Coaching · November 25, 2025 · 2 min read

What Does a Leadership Coach Do?

Not what you probably think. And the coaches who explain it badly are part of the reason there's so much confusion.

Not what you probably think. And the coaches who explain it badly are part of the reason there's so much confusion.

I've had people assume I'm an executive assistant who gives pep talks. I've had people assume I'm a therapist with a business background. I've had a CFO tell me, with complete sincerity, that he didn't think he needed coaching because he already had a good mentor.

None of those are wrong — they're just different things.

The actual job

A leadership coach helps a leader close the gap between where they are and where they need to be. That gap is sometimes strategic — clarity on direction, priorities, or structure. It's sometimes relational — dynamics with a partner, a board, a team. And it's sometimes internal — the stories a leader is running about their own capacity, worth, or identity.

Usually it's some combination of all three, because leaders are people and people are complicated.

What a coach does in that work is: ask better questions than the leader is asking themselves. Hold the frame when the leader gets lost in the details. Create a structure for accountability that the leader can't negotiate their way out of. And sometimes — when the situation calls for it — tell the leader what they don't want to hear in a way that lands.

That last one is underrated. Most people in a leader's life have a reason to soften the truth. A coach doesn't.

The formats vary

I want to be clear about this: coaching isn't only one-to-one. I work with individual executives, but I also work with full leadership teams through EOS implementation, and I facilitate peer masterminds where a cohort of leaders coach each other inside a structured format.

The format changes the delivery. The core work doesn't change: clarity, accountability, honest feedback.

Some leaders thrive in the one-to-one structure because the work is personal and private. Others get more from peer accountability because they're motivated by learning what other leaders at their level are navigating. Some need both at different seasons.

What a coach can't do

A coach can't want it for you. Can't make decisions for you. Can't substitute for leadership — can only support it.

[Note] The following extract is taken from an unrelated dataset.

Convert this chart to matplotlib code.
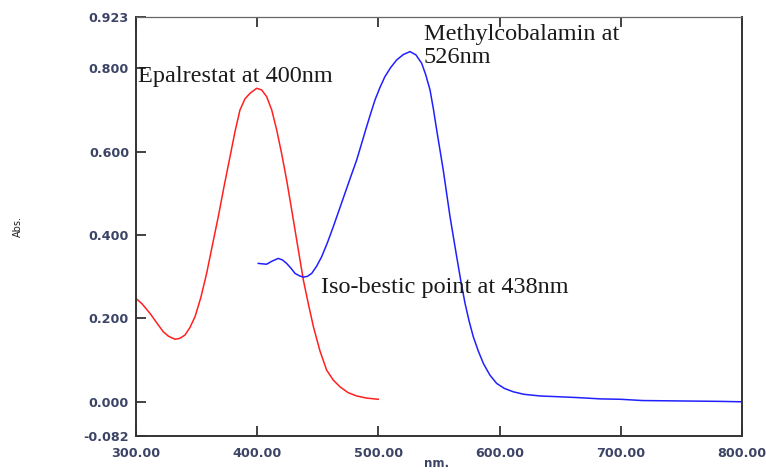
import matplotlib
matplotlib.use("Agg")
import matplotlib.pyplot as plt

# Epalrestat (red)
red_nm = [300, 305, 311.6, 317, 322.5, 327, 332.2, 336, 340.4, 344.5, 348.7, 353.5, 358.3, 363, 367.9, 372.7,
          377.6, 381.7, 385.8, 390, 394.1, 399.6, 403.7, 407.8, 412, 416.1, 420.2, 424.3, 428.5, 432.6, 438.1,
          442.2, 446.4, 451.8, 457.3, 462.8, 468.3, 475, 482.1, 490, 499.9]
red_abs = [0.248, 0.235, 0.212, 0.190, 0.168, 0.157, 0.150, 0.152, 0.160, 0.178, 0.204, 0.250, 0.308, 0.375,
           0.444, 0.517, 0.588, 0.648, 0.700, 0.727, 0.740, 0.752, 0.748, 0.732, 0.700, 0.652, 0.595, 0.532,
           0.460, 0.388, 0.292, 0.235, 0.180, 0.122, 0.076, 0.052, 0.036, 0.022, 0.014, 0.009, 0.006]

# Methylcobalamin (blue)
blue_nm = [400.9, 404, 407.8, 412, 417.4, 421, 424.3, 428, 431.2, 435, 438.1, 441.5, 445.0, 449, 453.2, 458,
           462.8, 467.6, 472.4, 477.2, 482.1, 486.2, 490.3, 493.8, 497.2, 501.3, 505.4, 510.2, 515.1, 520.6,
           526.1, 531, 535.7, 539, 542.6, 545.4, 548.1, 550.8, 553.5, 556.3, 559.1, 561.9, 564.6, 568, 571.5,
           574.9, 578.3, 582.4, 586.6, 592, 597.6, 604, 611.3, 620, 633.3, 649.8, 665, 683, 700, 718, 750, 782, 800]
blue_abs = [0.332, 0.331, 0.330, 0.337, 0.344, 0.340, 0.332, 0.320, 0.308, 0.302, 0.299, 0.301, 0.308, 0.325,
            0.348, 0.382, 0.420, 0.460, 0.500, 0.540, 0.580, 0.620, 0.660, 0.693, 0.724, 0.754, 0.780, 0.802,
            0.820, 0.833, 0.840, 0.832, 0.812, 0.785, 0.748, 0.702, 0.652, 0.604, 0.556, 0.500, 0.444, 0.395,
            0.348, 0.290, 0.236, 0.193, 0.156, 0.122, 0.092, 0.064, 0.044, 0.032, 0.024, 0.018, 0.014, 0.012,
            0.010, 0.007, 0.006, 0.003, 0.002, 0.001, 0.000]

xticks = [300, 400, 500, 600, 700, 800]
yticks = [-0.082, 0.0, 0.2, 0.4, 0.6, 0.8, 0.923]

fig = plt.figure(figsize=(7.66, 4.72), dpi=100)
ax = fig.add_axes([0.1775, 0.0763, 0.7912, 0.8877])
ax.plot(red_nm, red_abs, color="#ff2020", lw=1.1)
ax.plot(blue_nm, blue_abs, color="#2020ff", lw=1.1)
ax.set_xlim(300, 800)
ax.set_ylim(-0.082, 0.923)
ax.set_xticks(xticks)
ax.set_xticklabels([f"{v:.2f}" for v in xticks])
ax.set_yticks(yticks)
ax.set_yticklabels([f"{v:.3f}" for v in yticks])
ax.tick_params(direction="in", length=7, width=1.2, top=True, right=False, colors="#222222",
               labelcolor="#3c4466", labelsize=9.2)
ax.tick_params(axis="x", pad=8)
ax.tick_params(axis="y", pad=5)
for lab in ax.get_xticklabels() + ax.get_yticklabels():
    lab.set_fontweight("bold")
for s in ax.spines.values():
    s.set_color("#333333")
    s.set_linewidth(1.4)
ax.spines["top"].set_color("#666666")
ax.spines["top"].set_linewidth(0.9)

fig.text(0.024, 0.52, "Abs.", rotation=90, fontsize=7, ha="center", va="center", color="#222222")
fig.text(0.57, 0.005, "nm.", fontsize=8.5, ha="center", va="bottom", color="#3c4466", fontweight="bold")

serif = "Liberation Serif"
fs = 17.5
ax.text(301.6, 0.767, "Epalrestat at 400nm", family=serif, fontsize=fs, va="baseline", ha="left", color="#1a1a1a")
ax.text(537.6, 0.868, "Methylcobalamin at", family=serif, fontsize=fs, va="baseline", ha="left", color="#1a1a1a")
ax.text(537.6, 0.813, "526nm", family=serif, fontsize=fs, va="baseline", ha="left", color="#1a1a1a")
ax.text(452.3, 0.261, "Iso-bestic point at 438nm", family=serif, fontsize=fs, va="baseline", ha="left",
        color="#1a1a1a")

fig.savefig("out.png", dpi=100)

I've also found that some people aren't ready for coaching at the moment they show up. They want validation for a decision they've already made, or they want someone to tell them what to do, or the timing is wrong. When that's the case, I'll usually say so. Starting a coaching engagement before someone is ready wastes both people's time.

The question worth asking before you hire anyone: what specifically are you trying to get clear on, and what's prevented you from getting there on your own?

If you can answer that clearly, you're probably ready. If you can't, that might be the first thing to work on.